Zappadan Closes

ZAPPADAN DINER ClosedNo more Small Dog Broth for you, one year.

IMPERIAL BEACH — On our little world, when you’re really jonesin’ for Things That Look Like Meat, some Strange Purple Jello, or a Mud Shark-Mango Muffin, there’s only one place you can satisfy that craving: The Zappadan Diner.  But not anymore.  The City of Imperial Beach Department of Health and Mental Hygiene closed the Zappadan Diner on Monday, siting the possibility that the “Solar Beef” might be contaminated with latex;  there is also a suspicion that another entrée, the “Desenex Burger,” may in fact contain Desenex.¹

Zappadan Diner ClosesThe supposed culprits?  Latex Solar Beef... and the Desenex Burger.

The irony of the closure during the 2011 Zappadan Holidaze has not been lost on the few hungry freaks gathered in front of the Diner, who have become regulars there.

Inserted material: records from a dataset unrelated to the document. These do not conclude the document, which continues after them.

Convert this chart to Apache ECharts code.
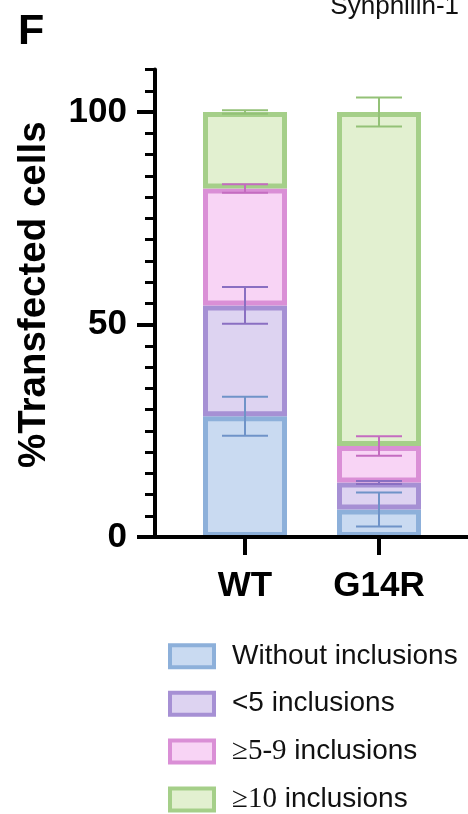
<!DOCTYPE html>
<html><head><meta charset="utf-8">
<script src="https://cdn.jsdelivr.net/npm/echarts@6/dist/echarts.min.js"></script>
<style>html,body{margin:0;padding:0;background:#fff}#c{width:468px;height:814px}</style>
</head><body><div id="c"></div><script>
const categories = ['WT', 'G14R'];
const seriesNames = ['Without inclusions', '<5 inclusions', '≥5-9 inclusions', '≥10 inclusions'];
const withoutInclusions = [28.4, 6.5];
const lessThan5 = [26.1, 6.3];
const from5to9 = [27.5, 8.6];
const tenOrMore = [18.0, 78.6];
const errWithout = [4.6, 4.0];
const errLess5 = [4.3, 0.35];
const err5to9 = [1.0, 2.3];
const errTenMore = [0.4, 3.4];
const yTickValues = [0, 50, 100];

const values = [withoutInclusions, lessThan5, from5to9, tenOrMore];
const errors = [errWithout, errLess5, err5to9, errTenMore];
const fills = ['#c9daf1', '#ddd3f1', '#f8d4f5', '#e2f0d0'];
const borders = ['#8db0da', '#a690d4', '#da8fd6', '#a5cf89'];
const errColors = ['#6f93c8', '#8a6fc2', '#c46cc0', '#93c177'];
const FONT = 'Liberation Sans, Arial, sans-serif';

const errData = [];
categories.forEach((c, ci) => {
  let cum = 0;
  values.forEach((arr, si) => {
    cum += arr[ci];
    errData.push([ci, cum, errors[si][ci], si]);
  });
});

const barSeries = values.map((arr, si) => ({
  type: 'bar', name: seriesNames[si], stack: 'total', data: arr,
  xAxisIndex: 0, yAxisIndex: 0, barWidth: 84,
  itemStyle: { color: fills[si], borderColor: borders[si], borderWidth: 5 }
}));

const chart = echarts.init(document.getElementById('c'), null, { renderer: 'canvas' });
chart.setOption({
  animation: false,
  backgroundColor: '#fff',
  title: [
    { text: 'F', left: 13, top: 6, textStyle: { fontSize: 43, fontWeight: 'bold', color: '#000', fontFamily: FONT } },
    { text: 'Synphilin-1', right: 4, top: -11, textStyle: { fontSize: 26, fontWeight: 'normal', color: '#111', fontFamily: FONT } }
  ],
  grid: [
    { left: 178, width: 268, top: 69.5, height: 467.5 },
    { left: 155, right: -10, top: 69.5, height: 467.5 }
  ],
  xAxis: [
    { type: 'category', gridIndex: 0, data: categories,
      axisLine: { show: false },
      axisTick: { show: true, alignWithLabel: true, length: 18, lineStyle: { width: 4, color: '#000' } },
      axisLabel: { fontSize: 35, fontWeight: 'bold', color: '#000', margin: 32, fontFamily: FONT },
      z: 10 },
    { type: 'value', gridIndex: 1, min: 0, max: 1,
      axisLine: { show: true, lineStyle: { width: 4, color: '#000' } },
      axisTick: { show: false }, axisLabel: { show: false }, splitLine: { show: false }, z: 10 }
  ],
  yAxis: [
    { type: 'value', gridIndex: 0, min: 0, max: 110, interval: 50, offset: 23,
      name: '%Transfected cells', nameLocation: 'middle', nameGap: 101, nameRotate: 90,
      nameTextStyle: { fontSize: 38.5, fontWeight: 'bold', color: '#000', fontFamily: FONT, padding: [0, 0, 0, 17] },
      axisLine: { show: true, lineStyle: { width: 4, color: '#000' } },
      axisTick: { show: true, length: 18, lineStyle: { width: 4, color: '#000' }, customValues: yTickValues },
      axisLabel: { fontSize: 35, fontWeight: 'bold', color: '#000', margin: 28, fontFamily: FONT, customValues: yTickValues,
        formatter: v => (yTickValues.indexOf(v) >= 0 ? String(v) : '') },
      splitLine: { show: false }, z: 10 },
    { type: 'value', gridIndex: 0, min: 0, max: 110, interval: 5, offset: 23, position: 'left',
      axisLine: { show: false },
      axisTick: { show: true, length: 10, lineStyle: { width: 3, color: '#000' } },
      axisLabel: { show: false }, splitLine: { show: false }, z: 10 },
    { type: 'value', gridIndex: 1, show: false }
  ],
  legend: {
    orient: 'vertical', left: 168, top: 642, height: 240, padding: 0,
    itemWidth: 44, itemHeight: 22, itemGap: 19,
    icon: 'rect', data: seriesNames,
    itemStyle: { borderWidth: 4 },
    textStyle: { fontSize: 28, color: '#111', fontFamily: FONT, lineHeight: 28.5, padding: [0, 0, 0, 13],
      rich: { s: { fontFamily: 'Liberation Serif, Times New Roman, serif', fontSize: 29, lineHeight: 28.5, color: '#111' } } },
    formatter: name => {
      if (name.charAt(0) === '≥') {
        const i = name.indexOf(' ');
        return '{s|' + name.slice(0, i) + '}' + name.slice(i);
      }
      return name;
    }
  },
  series: barSeries.concat([{
    type: 'custom', xAxisIndex: 0, yAxisIndex: 0, z: 5,
    encode: { x: 0, y: 1 },
    data: errData,
    renderItem: (params, api) => {
      const ci = api.value(0), c = api.value(1), e = api.value(2), si = api.value(3);
      const top = api.coord([ci, c + e]);
      const bot = api.coord([ci, c - e]);
      const x = top[0], hw = 23;
      const style = { stroke: errColors[si], lineWidth: 2 };
      return { type: 'group', children: [
        { type: 'line', shape: { x1: x, y1: top[1], x2: x, y2: bot[1] }, style },
        { type: 'line', shape: { x1: x - hw, y1: top[1], x2: x + hw, y2: top[1] }, style },
        { type: 'line', shape: { x1: x - hw, y1: bot[1], x2: x + hw, y2: bot[1] }, style }
      ] };
    }
  }])
});
</script></body></html>
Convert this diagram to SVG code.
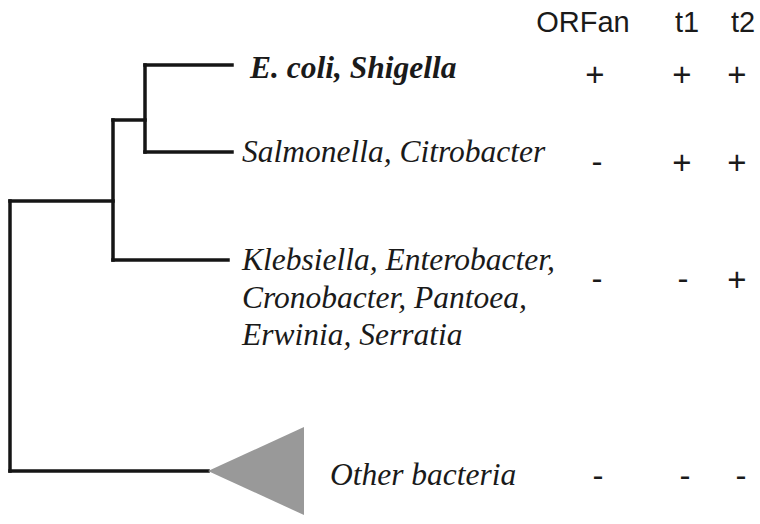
<svg xmlns="http://www.w3.org/2000/svg" width="760" height="524" viewBox="0 0 760 524">
<style>
.br{stroke:#151515;stroke-width:3.5;fill:none;stroke-linecap:square}
.tx{font-family:"Liberation Serif","Times New Roman",serif;font-style:italic;font-size:31.5px;fill:#1a1a1a}
.b{font-weight:bold}
.hd{font-family:"Liberation Sans",Arial,sans-serif;font-size:29px;fill:#1a1a1a;text-anchor:middle}
.mk{font-family:"Liberation Sans",Arial,sans-serif;font-size:33px;fill:#1a1a1a;text-anchor:middle}
</style>
<rect width="760" height="524" fill="#ffffff"/>
<g id="connectors">
<path class="br" d="M10,201 V471"/>
<path class="br" d="M10,201 H113"/>
<path class="br" d="M113,120 V260"/>
<path class="br" d="M113,260 H228"/>
<path class="br" d="M113,120 H145"/>
<path class="br" d="M145,65 V152"/>
<path class="br" d="M145,65 H232"/>
<path class="br" d="M145,152 H232"/>
<path class="br" d="M10,471 H208"/>
</g>
<g id="header">
<text class="hd" x="583" y="32">ORFan</text>
<text class="hd" x="687" y="32">t1</text>
<text class="hd" x="743" y="32">t2</text>
</g>
<g id="node-ecoli">
<text class="tx b" x="250" y="78">E. coli, Shigella</text>
<text class="mk" x="595" y="86">+</text>
<text class="mk" x="682" y="86">+</text>
<text class="mk" x="737" y="86">+</text>
</g>
<g id="node-salmonella">
<text class="tx" x="242" y="162">Salmonella, Citrobacter</text>
<text class="mk" x="597" y="173">-</text>
<text class="mk" x="682" y="174">+</text>
<text class="mk" x="737" y="174">+</text>
</g>
<g id="node-klebsiella">
<text class="tx" x="242" y="270">Klebsiella, Enterobacter,</text>
<text class="tx" x="242" y="308">Cronobacter, Pantoea,</text>
<text class="tx" x="242" y="345">Erwinia, Serratia</text>
<text class="mk" x="597" y="290">-</text>
<text class="mk" x="683" y="290">-</text>
<text class="mk" x="737" y="291">+</text>
</g>
<g id="node-other">
<polygon points="208,471 304,427 304,515" fill="#999999"/>
<text class="tx" x="330" y="485">Other bacteria</text>
<text class="mk" x="598" y="487">-</text>
<text class="mk" x="685" y="487">-</text>
<text class="mk" x="741" y="487">-</text>
</g>
</svg>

A green-haired African-American woman named Jemima Kong of Imperial Beach paces back and forth;  she is wearing a heavily pilled purple alligator suit without the head, and saying to no one in particular: “Who in their right mind thinks there’s actual “Latex” in Latex Solar Beef !?!  Anybody besides the Imperial Beach Commissioner of Health and Mental fuckin’ Hygiene!?  They ain’t did no testin’ but they sayin’ “One a these Zappa freaks” maybe put some Desenex in the Desenex Burgers?!?  What the fuck.”

“I like the Strange Purple Jello,” volunteers a marginally present young man named “Kenny” wearing only a tattered kilt and a lavender push-up bra; he is originally from Canoga Park, but now lives on the beach behind the Diner. “I don’t know what’s in it, but I like the way it wiggles, and there’s usually some in the dumpster. . . You know when my royalty check comes, I think I’m going to buy a Mustang. Wait, no, I think I’ll . . . I think I’ll get a Corvette.  No, I think I’ll get a Harley Davidson. No, I don’t think I’ll buy any of those cars. I think what I will do is I will buy a boat.  No, that wouldn’t be good either. I think, ah, I’ll go into real estate.  I think I would like to . . . I think I would like to buy La Cienega Boulevard.”

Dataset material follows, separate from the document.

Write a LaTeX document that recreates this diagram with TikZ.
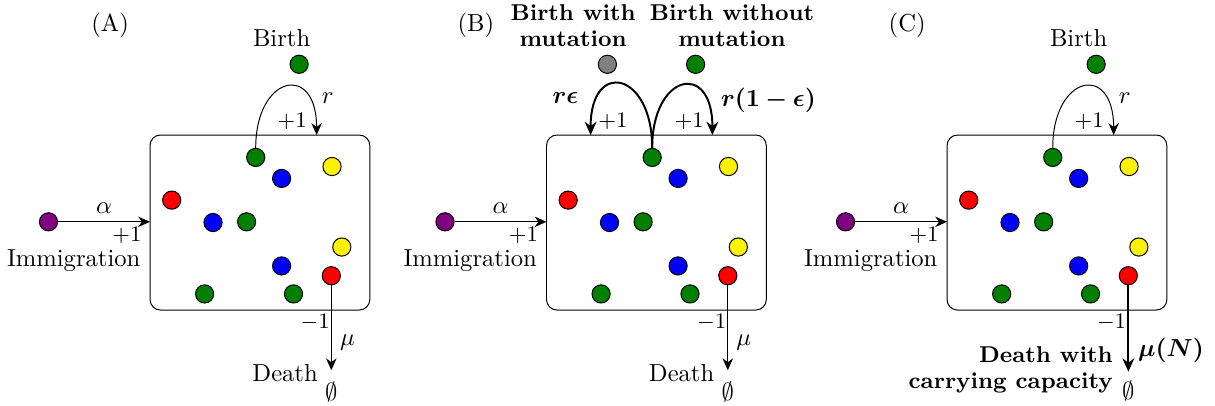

There’s also a guy named Joe being lead around by a Shih Tzu puppy on a leash;  he is singing to passers-by “What’s the ugliest part of your body?”  The Shih Tzu wanders off to the beach.

But it’s more than weird regulars who will miss the Diner.  Han-Min-Noon, 200 Motels Motel Parking Security Guard and team leader, makes a weekly trek from Encino just for a Desenex Burger.  “I don’t give a fuck if there’s Desenex in there or not.  It tastes awesome, and I’m willing to pay the price.”  His cousin, Han-Toon-Ran, who often makes the trip with him, is equally upset about the closing, saying, “Eye wanting dey Muddeh Shawk soon. Eye maybey hoongray for it toodey again.”

As we pack our gear, day chef of the Zappadan, La Marr Bruister, walks up.  Like many of the regulars, what he is wearing— a teal bath robe and house slippers— catches our attention.  The regulars call him “Daddy Dinky,” a moniker from Let’s Make The Water Turn Black.  “This totally sucks a big one,” Bruister says, and a chorus of “Fuckin’ Ay!” goes up from the small strange crowd that has gathered. “Where can we get some breakfast?” says Min-Noon. The absence of firing synapses is almost tangible, but finally Daddy Dinky says, “Well, there’s the Farmer’s Market… They sell Zappa’s stuff.”

A few heads slowly nod in agreement, and turn in the general direction of the Pier Plaza;  reluctantly breaking free of the weakened energy field still emanating from the Diner.

I have a sudden craving for a Mud Shark Mango Muffin.

Mud Shark Mango Muffins

See you next year, freaks.

¹ Miconazole is the active ingredient in Desenex; it is an antifungal agent, relieves itching and burning, and is used for skin infections such as athlete’s foot, jock itch, and vaginal yeast infections.  The medication is sometimes prescribed for other uses.